START

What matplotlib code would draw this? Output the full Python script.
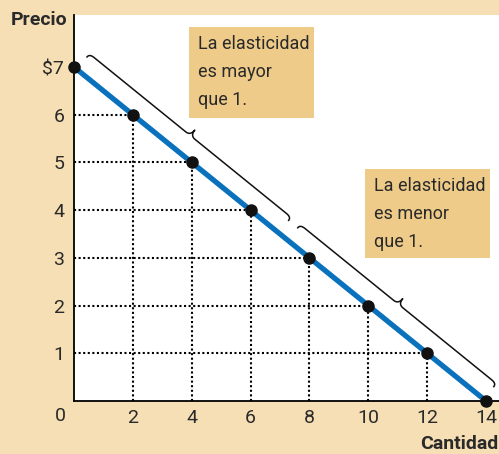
import numpy as np
import matplotlib
matplotlib.use('Agg')
import matplotlib.pyplot as plt
from matplotlib.lines import Line2D
from matplotlib.patches import Rectangle

plt.rcParams['font.family'] = ['Roboto', 'DejaVu Sans']

# demand schedule
cantidad = [0, 2, 4, 6, 8, 10, 12, 14]
precio = [7, 6, 5, 4, 3, 2, 1, 0]
y_ticks = [1, 2, 3, 4, 5, 6, 7]
y_labels = ['1', '2', '3', '4', '5', '6', '$7']
x_ticks = [2, 4, 6, 8, 10, 12, 14]
x_labels = ['2', '4', '6', '8', '10', '12', '14']
# ranges of quantity covered by each brace
brace_spans = [(0.1, 6.95), (7.26, 13.92)]
box_texts = ['La elasticidad\nes mayor\nque 1.', 'La elasticidad\nes menor\nque 1.']

bg = '#f6dfb4'
box_color = '#eecb88'
blue = '#0a72bd'
txt_color = '#2a2a2a'

W, H = 499, 454
fig = plt.figure(figsize=(W / 100, H / 100), dpi=100, facecolor=bg)
ax = fig.add_axes([74 / W, 53 / H, 425 / W, 386 / H])
ax.set_facecolor('white')
ax.set_xlim(0, 14.44)
ax.set_ylim(0, 8.09)
for s in ['top', 'right']:
    ax.spines[s].set_visible(False)
for s in ['left', 'bottom']:
    ax.spines[s].set_linewidth(1.3)

# dotted guides
for x, y in zip(cantidad, precio):
    if x == 0 or y == 0:
        continue
    ax.plot([0, x], [y, y], color='black', lw=1.5, ls=(0, (1, 1.2)), zorder=2)
    ax.plot([x, x], [0, y], color='black', lw=1.5, ls=(0, (1, 1.2)), zorder=2)

ax.plot(cantidad, precio, color=blue, lw=3.8, solid_capstyle='butt', zorder=3, clip_on=False)
ax.plot(cantidad, precio, 'o', color='#111111', ms=8, zorder=4, clip_on=False)

ax.set_xticks(x_ticks)
ax.set_xticklabels(x_labels)
ax.set_yticks(y_ticks)
ax.set_yticklabels(y_labels)
ax.tick_params(length=0, labelsize=14, colors=txt_color, pad=6)
ax.tick_params(axis='y', pad=7)


def to_fig(px, py):
    return px / W, 1 - py / H


fig.text(*to_fig(60, 416), '0', fontsize=14, color=txt_color, ha='center', va='center')
fig.text(*to_fig(11, 20), 'Precio', fontsize=14, fontweight='bold', color=txt_color,
         ha='left', va='center')
fig.text(*to_fig(498, 444), 'Cantidad', fontsize=14, fontweight='bold', color=txt_color,
         ha='right', va='center')

# text boxes
boxes = [(189, 27, 314, 118), (365, 169, 490, 258)]
for (x0, y0, x1, y1), txt in zip(boxes, box_texts):
    fx0, fy1 = to_fig(x0, y0)
    fx1, fy0 = to_fig(x1, y1)
    fig.add_artist(Rectangle((fx0, fy0), fx1 - fx0, fy1 - fy0, transform=fig.transFigure,
                             facecolor=box_color, edgecolor='none', zorder=5))
    fig.text(*to_fig(x0 + 9, y0 + 8), txt, fontsize=13, color=txt_color, ha='left', va='top',
             linespacing=1.7, zorder=6)


def qbez(a, c, b, n=12):
    t = np.linspace(0, 1, n)[:, None]
    a, c, b = map(np.array, (a, c, b))
    return (1 - t) ** 2 * a + 2 * (1 - t) * t * c + t ** 2 * b


def brace(xa, xb, tip=16, mid=20, cusp=27, r=6):
    p0 = ax.transData.transform((xa, 7 - xa / 2))
    p1 = ax.transData.transform((xb, 7 - xb / 2))
    L = np.hypot(*(p1 - p0))
    d = (p1 - p0) / L
    nrm = np.array([-d[1], d[0]])
    m = L / 2
    pts = np.vstack([
        qbez((0, tip), (0, mid), (r, mid)),
        qbez((m - r, mid), (m, mid), (m, cusp)),
        qbez((m, cusp), (m, mid), (m + r, mid)),
        qbez((L - r, mid), (L, mid), (L, tip)),
    ])
    disp = p0 + pts[:, :1] * d + pts[:, 1:] * nrm
    f = fig.transFigure.inverted().transform(disp)
    fig.add_artist(Line2D(f[:, 0], f[:, 1], transform=fig.transFigure, color='#111111', lw=1.1))


for xa, xb in brace_spans:
    brace(xa, xb)

fig.savefig('out.png', dpi=100, facecolor=bg)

END

[SET EXERCISE]
Copy out every line of the data that includes the word "matplotlib".

[WRITTEN ANSWER]
What matplotlib code would draw this? Output the full Python script.
import matplotlib
matplotlib.use('Agg')
import matplotlib.pyplot as plt
from matplotlib.lines import Line2D
from matplotlib.patches import Rectangle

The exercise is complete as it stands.